Set the array values of machine ids to what you need. This generates new passwords and dumps out the db commands to update the hashes. It also dumps out a command to update the machine apipassword.

I had to get into mongo on the controller, I found the following script to do that:

#!/bin/bash

machine="${1:-0}"
model="${2:-controller}"
juju=$(command -v juju)

read -d '' -r cmds <<'EOF'
conf=/var/lib/juju/agents/machine-*/agent.conf
user=$(sudo awk '/tag/ {print $2}' $conf)
password=$(sudo awk '/statepassword/ {print $2}' $conf)
client=$(command -v mongo)
"$client" 127.0.0.1:37017/juju --authenticationDatabase admin --ssl --sslAllowInvalidCertificates --username "$user" --password "$password"
EOF

"$juju" ssh -m "$model" "$machine" "$cmds"

Once I ran that script, I was able to do the following:

use juju
<paste db script output>

Then I needed to update the individual unit files. I found that juju run wouldn’t work, I assume because it is asking the agent to run something for it and not sshing inside the machines. So I had to manually juju ssh into each machine and copy/paste the grep line from the script.
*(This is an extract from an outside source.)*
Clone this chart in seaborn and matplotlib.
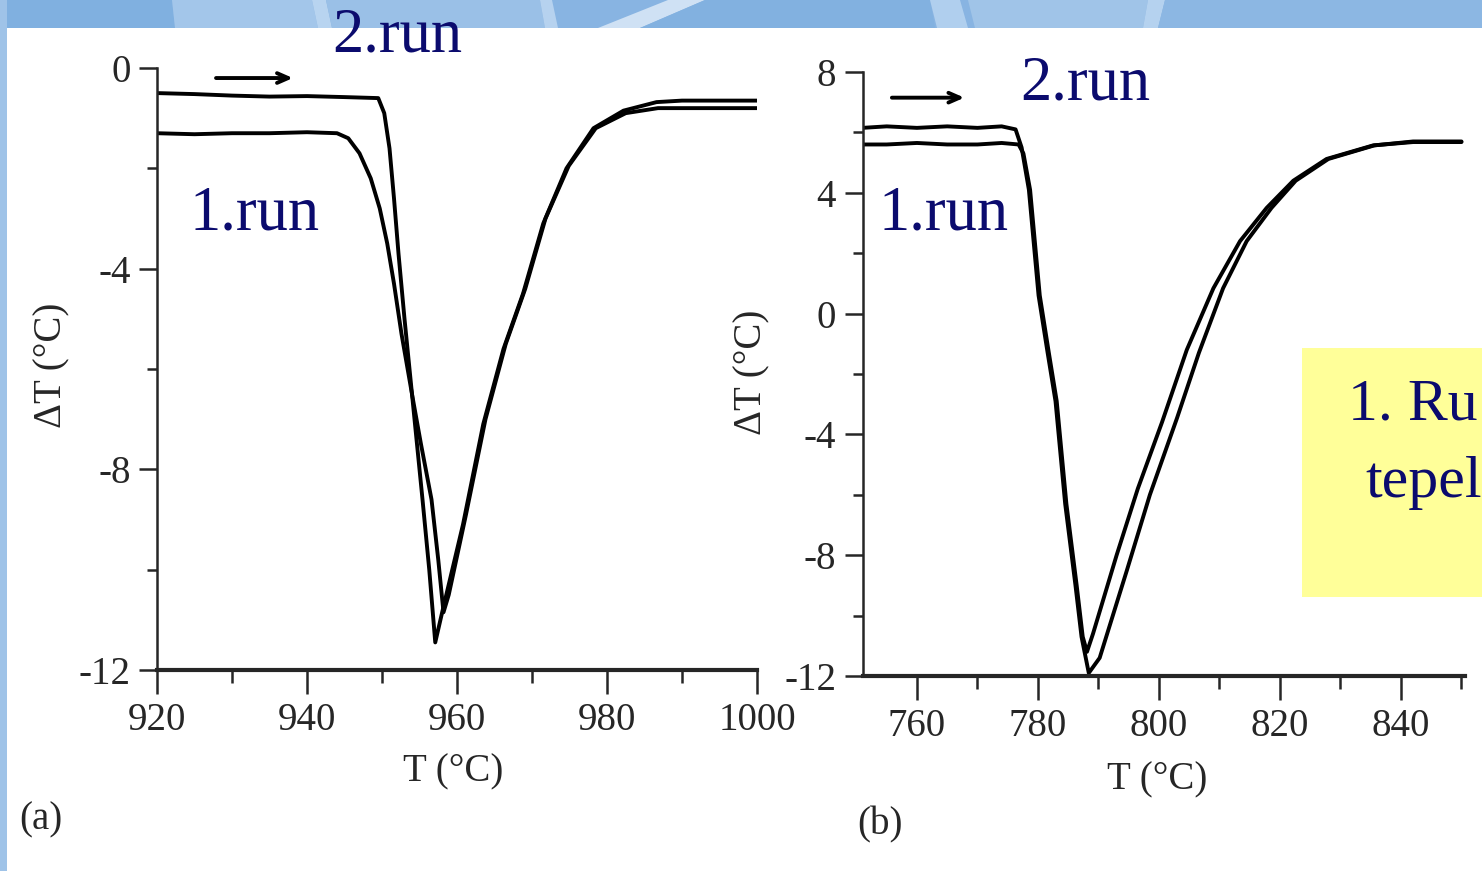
import matplotlib
matplotlib.use('Agg')
import matplotlib.pyplot as plt
import seaborn as sns
from matplotlib.patches import Polygon, Rectangle
from matplotlib.ticker import MultipleLocator

# panel (a): DTA curves, 920-1000 C
a_T_run2 = [920, 925, 930, 935, 940, 945, 949.5, 950.3, 951.0, 951.6, 952.2, 953.0, 954.0,
            955.4, 956.3, 957.1, 958.1, 960.8, 963.5, 966.2, 968.8, 971.5, 974.6, 978.2,
            982.2, 986.6, 990, 995, 1000]
a_dT_run2 = [-0.5, -0.52, -0.55, -0.57, -0.56, -0.58, -0.6, -0.9, -1.6, -2.6, -3.7, -5.0, -6.5,
             -8.6, -10.0, -11.45, -10.8, -9.1, -7.1, -5.6, -4.5, -3.1, -2.0, -1.2,
             -0.85, -0.68, -0.65, -0.65, -0.65]
a_T_run1 = [920, 925, 930, 935, 940, 944, 945.5, 947, 948.5, 949.7, 950.7, 951.6, 952.6, 954.0,
            955.2, 956.6, 957.5, 958.2, 958.9, 961.2, 963.8, 966.5, 969.1, 971.8, 974.9,
            978.5, 982.5, 986.8, 990, 995, 1000]
a_dT_run1 = [-1.3, -1.32, -1.3, -1.3, -1.28, -1.3, -1.4, -1.7, -2.2, -2.8, -3.5, -4.3, -5.3, -6.5,
             -7.5, -8.6, -9.8, -10.85, -10.5, -8.9, -7.0, -5.5, -4.4, -3.0, -1.95,
             -1.2, -0.9, -0.8, -0.8, -0.8, -0.8]

# panel (b): DTA curves, 750-850 C
b_T_run2 = [751, 755, 760, 765, 770, 774, 776.3, 777.3, 778.5, 780.1, 781.6, 782.9, 784.5, 786.2,
            787.2, 788.4, 790.2, 794.7, 798.5, 803.0, 806.6, 810.6, 814.5, 818.6, 822.6,
            828.0, 835.6, 842, 850]
b_dT_run2 = [6.15, 6.2, 6.15, 6.2, 6.15, 6.2, 6.1, 5.5, 4.1, 0.6, -1.3, -2.9, -6.3, -9.0,
             -10.7, -11.9, -11.4, -8.5, -6.0, -3.45, -1.3, 0.84, 2.4, 3.5, 4.4,
             5.12, 5.57, 5.7, 5.7]
b_T_run1 = [751, 755, 760, 765, 770, 774, 776.8, 777.6, 778.7, 780.3, 781.8, 783.1, 784.7, 786.4,
            787.4, 788.1, 789.1, 793.0, 796.5, 800.5, 804.6, 809.0, 813.4, 817.8, 822.2,
            827.7, 835.4, 842, 850]
b_dT_run1 = [5.6, 5.6, 5.65, 5.6, 5.6, 5.65, 5.6, 5.3, 4.1, 0.6, -1.3, -2.9, -6.3, -9.0,
             -10.7, -11.2, -10.6, -8.0, -5.8, -3.6, -1.2, 0.84, 2.4, 3.5, 4.4,
             5.12, 5.57, 5.68, 5.68]

a_xticks = [920, 940, 960, 980, 1000]
b_xticks = [760, 780, 800, 820, 840]
a_yticks = [0, -4, -8, -12]
b_yticks = [8, 4, 0, -4, -8, -12]

W, H = 1482, 871
NAVY = '#0b0b6e'

sns.set_style('ticks')
plt.rcParams['font.family'] = ['Liberation Serif', 'DejaVu Serif']
plt.rcParams['axes.unicode_minus'] = False

fig = plt.figure(figsize=(W / 100, H / 100), dpi=100)
fig.patch.set_facecolor('#88b4e2')


def fx(x):
    return x / W


def fy(y):
    return 1 - y / H


def band(pts, color):
    fig.add_artist(Polygon([(fx(x), fy(y)) for x, y in pts], closed=True,
                           transform=fig.transFigure, facecolor=color,
                           edgecolor='none', zorder=0))


# slide background streaks
band([(0, 0), (172, 0), (175, 28), (0, 28)], '#80b0e0')
band([(172, 0), (312, 0), (318, 28), (175, 28)], '#a3c6ea')
band([(312, 0), (326, 0), (332, 28), (318, 28)], '#b8d4f0')
band([(326, 0), (540, 0), (545, 28), (332, 28)], '#9ac0e7')
band([(540, 0), (552, 0), (558, 28), (545, 28)], '#b6d2ef')
band([(598, 28), (640, 28), (705, 0), (668, 0)], '#cfe1f4')
band([(705, 0), (930, 0), (935, 28), (640, 28)], '#82b1e0')
band([(930, 0), (960, 0), (968, 28), (937, 28)], '#b0cfee')
band([(968, 0), (1148, 0), (1143, 28), (975, 28)], '#a0c4e8')
band([(1148, 0), (1165, 0), (1158, 28), (1143, 28)], '#b5d2ef')
band([(1165, 0), (1482, 0), (1482, 28), (1158, 28)], '#8cb7e3')
fig.add_artist(Rectangle((fx(0), 0), fx(7), 1, transform=fig.transFigure,
                         facecolor='#9fc3e8', edgecolor='none', zorder=0))
fig.add_artist(Rectangle((fx(7), 0), 1 - fx(7), fy(28), transform=fig.transFigure,
                         facecolor='white', edgecolor='none', zorder=0))

ax1 = fig.add_axes([fx(157), fy(670), fx(600), 602 / H])
ax2 = fig.add_axes([fx(862.5), fy(676), fx(602), 604 / H])

panels = [
    (ax1, a_T_run1, a_dT_run1, a_T_run2, a_dT_run2, (920, 1000), (-12, 0), a_xticks, a_yticks),
    (ax2, b_T_run1, b_dT_run1, b_T_run2, b_dT_run2, (751, 850.5), (-12, 8), b_xticks, b_yticks),
]
for ax, t1, d1, t2, d2, xl, yl, xt, yt in panels:
    ax.patch.set_alpha(0)
    sns.lineplot(x=t1, y=d1, ax=ax, color='black', linewidth=2.8, estimator=None)
    sns.lineplot(x=t2, y=d2, ax=ax, color='black', linewidth=2.8, estimator=None)
    ax.set_xlim(*xl)
    ax.set_ylim(*yl)
    ax.set_xticks(xt)
    ax.set_yticks(yt)
    ax.xaxis.set_minor_locator(MultipleLocator(10))
    ax.yaxis.set_minor_locator(MultipleLocator(2))
    sns.despine(ax=ax)
    ax.spines['left'].set_linewidth(1.8)
    ax.spines['bottom'].set_linewidth(3)
    ax.tick_params(axis='x', which='major', length=17, width=1.8, pad=6, labelsize=28)
    ax.tick_params(axis='x', which='minor', length=9, width=1.8)
    ax.tick_params(axis='y', which='major', length=13, width=1.8, pad=6, labelsize=28)
    ax.tick_params(axis='y', which='minor', length=7, width=1.8)
    ax.set_xlabel('')
    ax.set_ylabel('')

# heating direction arrows
ax1.annotate('', xy=(938.5, -0.2), xytext=(927.5, -0.2),
             arrowprops=dict(arrowstyle='->,head_length=0.8,head_width=0.35', lw=2.8, color='black'))
ax2.annotate('', xy=(768.3, 7.15), xytext=(755.4, 7.15),
             arrowprops=dict(arrowstyle='->,head_length=0.8,head_width=0.35', lw=2.8, color='black'))

# axis titles of the scanned figure
fig.text(fx(52), fy(365), 'ΔT (°C)', rotation=90, ha='center', va='center', fontsize=28)
fig.text(fx(752), fy(372), 'ΔT (°C)', rotation=90, ha='center', va='center', fontsize=28)
fig.text(fx(453), fy(772), 'T (°C)', ha='center', va='center', fontsize=28)
fig.text(fx(1157), fy(780), 'T (°C)', ha='center', va='center', fontsize=28)
fig.text(fx(41), fy(820), '(a)', ha='center', va='center', fontsize=28)
fig.text(fx(880), fy(825), '(b)', ha='center', va='center', fontsize=28)

# slide annotations
for x, y, s in [(332, 52, '2.run'), (190, 230, '1.run'), (1020, 100, '2.run'), (878, 230, '1.run')]:
    fig.text(fx(x), fy(y), s, ha='left', va='baseline', fontsize=45, color=NAVY)

# yellow note box, cut by the slide edge
box = fig.add_axes([fx(1302), fy(597), fx(180), 249 / H])
box.set_facecolor('#ffff99')
box.set_xticks([])
box.set_yticks([])
for s in box.spines.values():
    s.set_visible(False)
box.text(46 / 180, 178 / 249, '1. Ru', ha='left', va='baseline', fontsize=43, color=NAVY)
box.text(63 / 180, 100 / 249, 'tepel', ha='left', va='baseline', fontsize=43, color=NAVY)

fig.savefig('out.png', dpi=100)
I just sudo su'd to root so I wouldn’t have to worry about trying to get sudo correct in the script. That script ensures that there is an apipassword field and it is updated. I then found that I had to edit each of the agent files to check for passwords and apiservers sudo vi /var/lib/juju/agents/*/agent.conf. I found that the machines were usually missing both passwords and apiservers, but the script added the passwords back, so I just had to copy the apiserver portion into each one:

apiaddresses:
- 10.0.4.194:17070

This could have been scripted, but I needed to check each one anyway. I found that the unit agent.conf files were about 70% missing the apiservers, but all still had their passwords. This was great because I didn’t have to generate anything to smash passwords in the db for the units.

Then I had to restart all the juju agents.

sudo systemctl restart jujud-machine-17.service
sudo systemctl restart jujud-unit-*.service

At this point the agents are all connected and juju status is happy! This was quite an ordeal, but I feel like it’s less voodoo and more juju now in my head. Now I will go back to administering the cluster and upgrade my k8s. Thank you again, @wallyworld. You really saved me a lot of pain. I have a ceph cluster inside here now and the thought of losing it or trying to find a way to back it up so I could nuke it and re-commission these machines in MaaS wasn’t appealing.

5 Likes

So glad you got it all recovered. Thanks for grabbing my hints and talking the time to write up in detail what you did. I for one really appreciate the effort and time taken to help others.

2 Likes